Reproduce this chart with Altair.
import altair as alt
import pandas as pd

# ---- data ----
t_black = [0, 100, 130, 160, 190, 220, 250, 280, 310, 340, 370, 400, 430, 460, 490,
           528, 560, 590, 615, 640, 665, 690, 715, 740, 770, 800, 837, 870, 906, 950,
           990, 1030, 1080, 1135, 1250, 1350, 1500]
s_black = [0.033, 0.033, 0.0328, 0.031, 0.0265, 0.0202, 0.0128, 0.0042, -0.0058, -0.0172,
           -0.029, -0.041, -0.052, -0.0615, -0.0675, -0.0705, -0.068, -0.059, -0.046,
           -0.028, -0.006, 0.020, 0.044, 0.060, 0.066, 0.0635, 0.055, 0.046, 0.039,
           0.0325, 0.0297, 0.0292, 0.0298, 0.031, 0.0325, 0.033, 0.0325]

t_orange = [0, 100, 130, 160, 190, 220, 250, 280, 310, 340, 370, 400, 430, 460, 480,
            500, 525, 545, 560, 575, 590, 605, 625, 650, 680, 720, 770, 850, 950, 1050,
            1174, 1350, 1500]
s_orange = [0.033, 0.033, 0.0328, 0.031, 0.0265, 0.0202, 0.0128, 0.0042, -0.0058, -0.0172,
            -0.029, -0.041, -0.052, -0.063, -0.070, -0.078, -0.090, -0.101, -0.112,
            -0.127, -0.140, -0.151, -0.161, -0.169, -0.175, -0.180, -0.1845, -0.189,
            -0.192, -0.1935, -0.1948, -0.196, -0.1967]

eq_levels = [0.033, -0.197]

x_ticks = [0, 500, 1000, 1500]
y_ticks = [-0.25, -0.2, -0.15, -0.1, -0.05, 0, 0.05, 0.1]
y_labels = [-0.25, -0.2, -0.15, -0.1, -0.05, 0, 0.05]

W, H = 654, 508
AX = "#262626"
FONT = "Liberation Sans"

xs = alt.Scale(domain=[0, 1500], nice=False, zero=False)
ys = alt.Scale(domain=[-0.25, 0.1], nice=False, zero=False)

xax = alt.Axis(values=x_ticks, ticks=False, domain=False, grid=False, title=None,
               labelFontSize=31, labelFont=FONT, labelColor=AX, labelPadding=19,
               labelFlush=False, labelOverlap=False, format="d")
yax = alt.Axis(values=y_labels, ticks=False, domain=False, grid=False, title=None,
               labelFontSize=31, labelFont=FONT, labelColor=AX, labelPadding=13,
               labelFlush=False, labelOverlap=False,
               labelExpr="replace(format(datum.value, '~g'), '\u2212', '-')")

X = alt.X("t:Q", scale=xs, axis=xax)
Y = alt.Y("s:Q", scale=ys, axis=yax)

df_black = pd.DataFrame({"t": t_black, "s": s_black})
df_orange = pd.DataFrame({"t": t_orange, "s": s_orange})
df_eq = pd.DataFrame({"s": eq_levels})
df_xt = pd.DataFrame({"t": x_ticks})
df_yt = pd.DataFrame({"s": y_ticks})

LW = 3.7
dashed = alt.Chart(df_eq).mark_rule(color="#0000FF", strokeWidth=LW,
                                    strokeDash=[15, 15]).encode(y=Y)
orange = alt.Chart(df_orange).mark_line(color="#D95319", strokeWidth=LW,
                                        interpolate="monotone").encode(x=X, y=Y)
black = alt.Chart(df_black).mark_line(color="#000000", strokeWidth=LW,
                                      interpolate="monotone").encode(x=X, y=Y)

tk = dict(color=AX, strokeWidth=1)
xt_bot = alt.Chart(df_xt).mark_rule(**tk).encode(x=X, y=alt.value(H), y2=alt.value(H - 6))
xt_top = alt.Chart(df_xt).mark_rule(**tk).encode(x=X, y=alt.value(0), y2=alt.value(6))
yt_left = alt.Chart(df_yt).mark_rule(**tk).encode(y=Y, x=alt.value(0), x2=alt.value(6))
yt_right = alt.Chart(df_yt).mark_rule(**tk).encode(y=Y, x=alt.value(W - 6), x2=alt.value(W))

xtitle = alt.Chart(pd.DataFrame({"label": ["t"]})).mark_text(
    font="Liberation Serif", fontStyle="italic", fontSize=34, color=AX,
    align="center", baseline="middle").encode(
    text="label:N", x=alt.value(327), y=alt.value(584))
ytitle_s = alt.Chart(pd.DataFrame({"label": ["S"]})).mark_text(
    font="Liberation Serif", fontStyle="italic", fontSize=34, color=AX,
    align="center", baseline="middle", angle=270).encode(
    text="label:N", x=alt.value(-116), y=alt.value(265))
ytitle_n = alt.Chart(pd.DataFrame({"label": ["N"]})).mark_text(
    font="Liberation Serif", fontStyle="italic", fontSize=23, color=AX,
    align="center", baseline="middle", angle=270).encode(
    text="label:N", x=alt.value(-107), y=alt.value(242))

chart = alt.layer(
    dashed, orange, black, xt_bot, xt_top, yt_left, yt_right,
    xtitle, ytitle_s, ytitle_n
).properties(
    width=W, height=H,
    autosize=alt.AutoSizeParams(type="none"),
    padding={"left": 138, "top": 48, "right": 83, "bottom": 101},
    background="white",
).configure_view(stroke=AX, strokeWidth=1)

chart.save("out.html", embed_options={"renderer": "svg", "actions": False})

---

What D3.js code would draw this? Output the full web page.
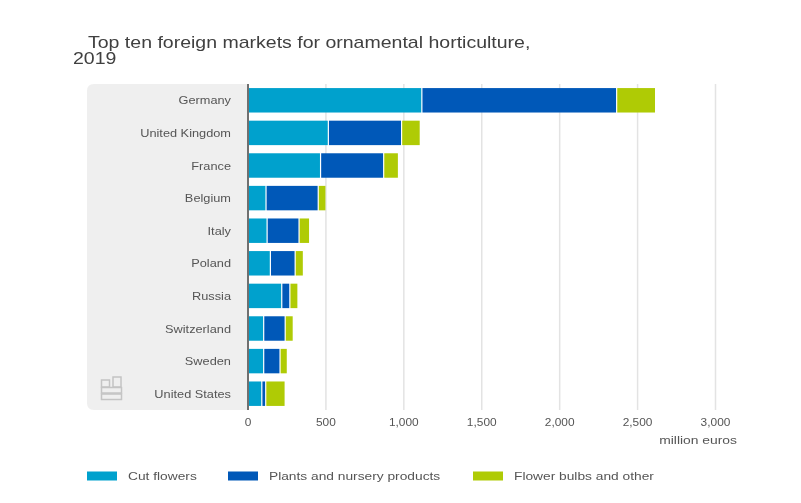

REQUIRED TASK
Output the lines of the records above exactly as they appear, from the line containing "Reproduce this chart with Altair." through the line containing "eq_levels = [0.033, -0.197]".

EXERCISE RESULT
Reproduce this chart with Altair.
import altair as alt
import pandas as pd

# ---- data ----
t_black = [0, 100, 130, 160, 190, 220, 250, 280, 310, 340, 370, 400, 430, 460, 490,
           528, 560, 590, 615, 640, 665, 690, 715, 740, 770, 800, 837, 870, 906, 950,
           990, 1030, 1080, 1135, 1250, 1350, 1500]
s_black = [0.033, 0.033, 0.0328, 0.031, 0.0265, 0.0202, 0.0128, 0.0042, -0.0058, -0.0172,
           -0.029, -0.041, -0.052, -0.0615, -0.0675, -0.0705, -0.068, -0.059, -0.046,
           -0.028, -0.006, 0.020, 0.044, 0.060, 0.066, 0.0635, 0.055, 0.046, 0.039,
           0.0325, 0.0297, 0.0292, 0.0298, 0.031, 0.0325, 0.033, 0.0325]

t_orange = [0, 100, 130, 160, 190, 220, 250, 280, 310, 340, 370, 400, 430, 460, 480,
            500, 525, 545, 560, 575, 590, 605, 625, 650, 680, 720, 770, 850, 950, 1050,
            1174, 1350, 1500]
s_orange = [0.033, 0.033, 0.0328, 0.031, 0.0265, 0.0202, 0.0128, 0.0042, -0.0058, -0.0172,
            -0.029, -0.041, -0.052, -0.063, -0.070, -0.078, -0.090, -0.101, -0.112,
            -0.127, -0.140, -0.151, -0.161, -0.169, -0.175, -0.180, -0.1845, -0.189,
            -0.192, -0.1935, -0.1948, -0.196, -0.1967]

eq_levels = [0.033, -0.197]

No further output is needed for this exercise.